Server and Infrastructure Readiness
- Resource Monitoring: Increase monitoring thresholds and allocate temporary resource buffers (CPU/RAM) if needed for anticipated peak load.
- Database Health: Run final database optimization and ensure the InnoDB buffer pool is fully warmed up (pre-loaded with necessary data).
- CDN Caching: Pre-warm the CDN cache for critical pages (homepage, top categories, best-selling products) to ensure the fastest possible delivery on the first user hit.
- Disable Non-Essential Features: Temporarily disable any non-critical, resource-intensive features (e.g., internal site search analytics, complex third-party widgets) that are not essential for the sale period.
Post-Sale Cleanup
After the peak period subsides, remember to revert temporary resource allocations, perform maintenance (log cleanup, database optimization), and analyze performance logs to identify any unexpected bottlenecks that occurred during the highest load.
Conclusion: The Continuous Pursuit of E-commerce Excellence
Achieving and maintaining optimal Magento speed is an ongoing commitment, not a one-time fix.
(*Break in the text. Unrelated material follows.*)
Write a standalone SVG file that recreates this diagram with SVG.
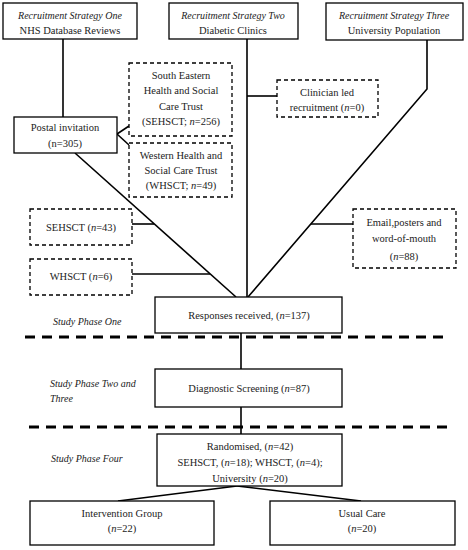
<svg xmlns="http://www.w3.org/2000/svg" width="468" height="550" viewBox="0 0 468 550">
<style>
.b{fill:#fff;stroke:#000;stroke-width:1.3}
.d{fill:#fff;stroke:#000;stroke-width:1.3;stroke-dasharray:4 3}
.c{fill:none;stroke:#000;stroke-width:1.6}
.sep{fill:none;stroke:#000;stroke-width:3;stroke-dasharray:10 7}
text{font-family:"Liberation Serif","Times New Roman",serif;font-size:10.5px;fill:#222;text-anchor:middle}
.i{font-style:italic}
.h{font-size:10px}
.l{text-anchor:start}
</style>
<rect width="468" height="550" fill="#fff"/>
<g id="connectors">
<line class="c" x1="63" y1="39" x2="63" y2="117"/>
<line class="c" x1="117" y1="134" x2="129" y2="126"/>
<line class="c" x1="117" y1="134" x2="129" y2="145"/>
<line class="c" x1="75" y1="153" x2="236" y2="297"/>
<line class="c" x1="247" y1="39" x2="247" y2="297"/>
<line class="c" x1="247" y1="96" x2="277" y2="96"/>
<polyline class="c" points="427,40 427,89 248,297"/>
<line class="c" x1="132" y1="224" x2="154" y2="224"/>
<line class="c" x1="132" y1="274" x2="210" y2="274"/>
<line class="c" x1="311" y1="224" x2="353" y2="224"/>
<line class="c" x1="241" y1="333" x2="241" y2="369"/>
<line class="c" x1="241" y1="407" x2="241" y2="434"/>
<line class="c" x1="237" y1="486" x2="118" y2="501"/>
<line class="c" x1="237" y1="486" x2="361" y2="501"/>
<line class="sep" x1="25" y1="337" x2="446" y2="337"/>
<line class="sep" x1="29" y1="427" x2="449" y2="427"/>
</g>
<g id="strategy1"><rect class="b" x="3" y="3" width="134" height="36"/>
<text class="i h" x="70" y="19">Recruitment Strategy One</text>
<text x="70" y="34">NHS Database Reviews</text></g>
<g id="strategy2"><rect class="b" x="169" y="3" width="129" height="36"/>
<text class="i h" x="233" y="19">Recruitment Strategy Two</text>
<text x="233" y="34">Diabetic Clinics</text></g>
<g id="strategy3"><rect class="b" x="326" y="3" width="137" height="37"/>
<text class="i h" x="394" y="19">Recruitment Strategy Three</text>
<text x="394" y="34">University Population</text></g>
<g id="postal"><rect class="b" x="14" y="117" width="103" height="36"/>
<text x="65" y="131">Postal invitation</text>
<text x="65" y="147">(n=305)</text></g>
<g id="sehsct256"><rect class="d" x="129" y="63" width="103" height="73"/>
<text x="181" y="79">South Eastern</text>
<text x="181" y="94">Health and Social</text>
<text x="181" y="110">Care Trust</text>
<text x="181" y="125">(SEHSCT; <tspan class="i">n</tspan>=256)</text></g>
<g id="whsct49"><rect class="d" x="129" y="143" width="103" height="54"/>
<text x="181" y="159">Western Health and</text>
<text x="181" y="174">Social Care Trust</text>
<text x="181" y="189">(WHSCT; <tspan class="i">n</tspan>=49)</text></g>
<g id="clinician"><rect class="d" x="277" y="80" width="101" height="37"/>
<text x="327" y="96">Clinician led</text>
<text x="327" y="111">recruitment (<tspan class="i">n</tspan>=0)</text></g>
<g id="sehsct43"><rect class="d" x="30" y="209" width="102" height="36"/>
<text x="81" y="231">SEHSCT (<tspan class="i">n</tspan>=43)</text></g>
<g id="whsct6"><rect class="d" x="30" y="259" width="102" height="36"/>
<text x="81" y="280">WHSCT (<tspan class="i">n</tspan>=6)</text></g>
<g id="email"><rect class="d" x="353" y="209" width="103" height="59"/>
<text x="404" y="226">Email,posters and</text>
<text x="404" y="242">word-of-mouth</text>
<text x="404" y="260">(<tspan class="i">n</tspan>=88)</text></g>
<g id="responses"><rect class="b" x="155" y="297" width="187" height="36"/>
<text x="249" y="319">Responses received, (<tspan class="i">n</tspan>=137)</text></g>
<g id="diagnostic"><rect class="b" x="155" y="369" width="187" height="38"/>
<text x="249" y="392">Diagnostic Screening (<tspan class="i">n</tspan>=87)</text></g>
<g id="randomised"><rect class="b" x="157" y="434" width="185" height="52"/>
<text x="250" y="450">Randomised, (<tspan class="i">n</tspan>=42)</text>
<text x="250" y="466">SEHSCT, (<tspan class="i">n</tspan>=18); WHSCT, (<tspan class="i">n</tspan>=4);</text>
<text x="250" y="482">University (<tspan class="i">n</tspan>=20)</text></g>
<g id="intervention"><rect class="b" x="30" y="501" width="184" height="44"/>
<text x="122" y="517">Intervention Group</text>
<text x="122" y="532">(<tspan class="i">n</tspan>=22)</text></g>
<g id="usual"><rect class="b" x="270" y="501" width="185" height="44"/>
<text x="362" y="517">Usual Care</text>
<text x="362" y="532">(<tspan class="i">n</tspan>=20)</text></g>
<g id="phases">
<text class="i h l" x="53" y="325">Study Phase One</text>
<text class="i h l" x="50" y="387">Study Phase Two and</text>
<text class="i h l" x="50" y="402">Three</text>
<text class="i h l" x="51" y="462">Study Phase Four</text>
</g>
</svg>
This comprehensive Magento speed optimization checklist, spanning infrastructure tuning, multi-layered caching, rigorous code auditing, and advanced frontend techniques, provides the roadmap necessary to transform a sluggish store into a high-performance e-commerce powerhouse. Remember that speed directly translates into higher search rankings, better user engagement, and crucially, increased conversion rates and profitability. By consistently monitoring Core Web Vitals (LCP, FID, CLS) and applying the strategies detailed here, you ensure your Magento platform is future-proof, resilient, and ready to meet the demands of the modern digital consumer and the strict requirements of AI-driven search algorithms. Dedication to performance excellence is the ultimate competitive advantage in the e-commerce world.